The gambler's fallacy is a logical fallacy involving the mistaken belief that past events will affect future events when dealing with random activities, such as many gambling games. It can encompass any of the following misconceptions:

  • A random event is more likely to occur because it has not happened for a period of time;

  • A random event is less likely to occur because it has not happened for a period of time;

  • A random event is more likely to occur because it recently happened; and

  • A random event is less likely to occur because it recently happened.

These are common misunderstandings that arise in everyday reasoning about probabilities, many of which have been studied in great detail. Many people lose money while gambling due to their erroneous belief in this fallacy.

Put simply, the chances of something happening the next time are not necessarily related to what has already happened, especially in many gambling games. This is known in probability theory as the memoryless property.


Coin-tossing

The gambler's fallacy can be illustrated by considering the repeated toss of a coin. With a fair coin the chances of getting heads are exactly 0.5 (one in two). The chances of it coming up heads twice in a row are 0.5*0.5=0.25 (one in four). The probability of three heads in a row is 0.5*0.5*0.5= 0.125 (one in eight) and so on.

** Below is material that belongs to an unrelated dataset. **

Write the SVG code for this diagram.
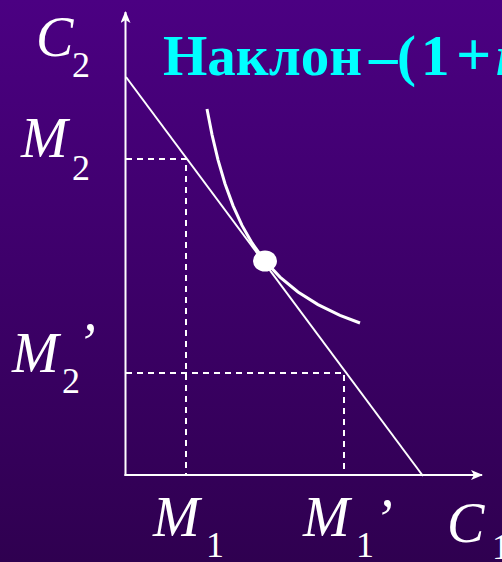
<svg xmlns="http://www.w3.org/2000/svg" width="502" height="562" viewBox="0 0 502 562">
<defs>
<linearGradient id="bg" x1="0" y1="0" x2="0" y2="1">
<stop offset="0" stop-color="#4b0082"/>
<stop offset="1" stop-color="#2f0050"/>
</linearGradient>
<marker id="arr" viewBox="0 0 12 10" refX="11" refY="5" markerWidth="12" markerHeight="10" markerUnits="userSpaceOnUse" orient="auto">
<path d="M0,0 L12,5 L0,10 L3,5 Z" fill="#ffffff"/>
</marker>
<style>
.ax{stroke:#ffffff;stroke-width:2;fill:none}
.ln{stroke:#ffffff;stroke-width:2;fill:none}
.cv{stroke:#ffffff;stroke-width:3;fill:none}
.ds{stroke:#ffffff;stroke-width:2;fill:none;stroke-dasharray:6 5}
.lb{font-family:"Liberation Serif","Times New Roman",serif;font-style:italic;fill:#ffffff;font-size:56px}
.sb{font-family:"Liberation Serif","Times New Roman",serif;font-style:normal;fill:#ffffff;font-size:36px}
.tt{font-family:"Liberation Serif","Times New Roman",serif;font-weight:bold;fill:#00ffff;font-size:57px}
</style>
</defs>
<rect x="0" y="0" width="502" height="562" fill="url(#bg)"/>
<g id="connectors">
<line class="ax" x1="125.5" y1="476" x2="125.5" y2="12" marker-end="url(#arr)"/>
<line class="ax" x1="124.5" y1="475" x2="482" y2="475" marker-end="url(#arr)"/>
<line class="ln" x1="126" y1="77" x2="423" y2="476"/>
<path class="ds" d="M126,159 H186 V475"/>
<path class="ds" d="M126,373 H344 V475"/>
</g>
<g id="indifference-curve">
<path class="cv" d="M207,109 L212,134.6 L218,159.8 L225,183.7 L233,205.6 L242,225.4 L252,243 L265,261 L280,277.1 L298,292 L318,304.6 L340,315.3 L360,323"/>
</g>
<g id="optimum">
<ellipse cx="265" cy="261" rx="12" ry="10.5" fill="#ffffff"/>
</g>
<g id="title">
<text class="tt" y="75"><tspan x="163">Наклон</tspan><tspan x="369">–</tspan><tspan x="397">(</tspan><tspan x="421">1</tspan><tspan x="456" font-size="62">+</tspan><tspan x="496" font-style="italic">r</tspan></text>
</g>
<g id="label-C2">
<text class="lb" x="36" y="56" font-size="52">C</text>
<text class="sb" x="72" y="77" font-size="28">2</text>
</g>
<g id="label-M2">
<text class="lb" x="21" y="157">M</text>
<text class="sb" x="72" y="180">2</text>
</g>
<g id="label-M2p">
<text class="lb" x="12" y="372">M</text>
<text class="sb" x="62" y="393">2</text>
<text class="lb" x="77" y="362">’</text>
</g>
<g id="label-M1">
<text class="lb" x="153" y="536">M</text>
<text class="sb" x="206" y="557">1</text>
</g>
<g id="label-M1p">
<text class="lb" x="303" y="536">M</text>
<text class="sb" x="356" y="557">1</text>
<text class="lb" x="374" y="538">’</text>
</g>
<g id="label-C1">
<text class="lb" x="447" y="542">C</text>
<text class="sb" x="492" y="559">1</text>
</g>
</svg>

Now suppose that we have just tossed four heads in a row. A believer in the gambler's fallacy might say, "If the next coin flipped were to come up heads, it would generate a run of five successive heads. The probability of a run of five successive heads is (1 / 2)5 = 1 / 32; therefore, the next coin flipped only has a 1 in 32 chance of coming up heads."

This is the fallacious step in the argument. If the coin is fair, then by definition the probability of tails must always be 0.5, never more (or less), and the probability of heads must always be 0.5, never less (or more). While a run of five heads is only 1 in 32 (0.03125), it is 1 in 32 before the coin is first tossed. After the first four tosses the results are no longer unknown, so they don't count. The probability of five consecutive heads is the same as four successive heads followed by one tails. Tails is no more likely. In fact, the calculation of the 1 in 32 probability relied on the assumption that heads and tails are equally likely at every step. Each of the two possible outcomes has equal probability no matter how many times the coin has been flipped previously and no matter what the result. Reasoning that it is more likely that the next toss will be a tail than a head due to the past tosses is the fallacy. The fallacy is the idea that a run of luck in the past somehow influences the odds of a bet in the future.

As an example, the popular doubling strategy (start with $1, if you lose, bet $2, then $4 etc., until you win) does not work; see Martingale (betting system). Situations like these are investigated in the mathematical theory of random walks. This and similar strategies either trade many small wins for a few huge losses (as in this case) or vice versa. With an infinite amount of working capital, one would come out ahead using this strategy; as it stands, one is better off betting a constant amount if only because it makes it easier to estimate how much one stands to lose in an hour or day of play.

A joke told among mathematicians demonstrates the nature of the fallacy. When flying on an airplane, a man decides to always bring a bomb with him. "The chances of an airplane having a bomb on it are very small," he reasons, "and certainly the chances of having two are almost none!" - this joke was also written into Blackadder Goes Forth - when Baldrick is carving his name into a bullet, Edmund Blackadder asks why and is told "because if I have the bullet with my name on it, I can't get shot with it!".

Some claim that the gambler's fallacy is a cognitive bias produced by a psychological heuristic called the representativeness heuristic.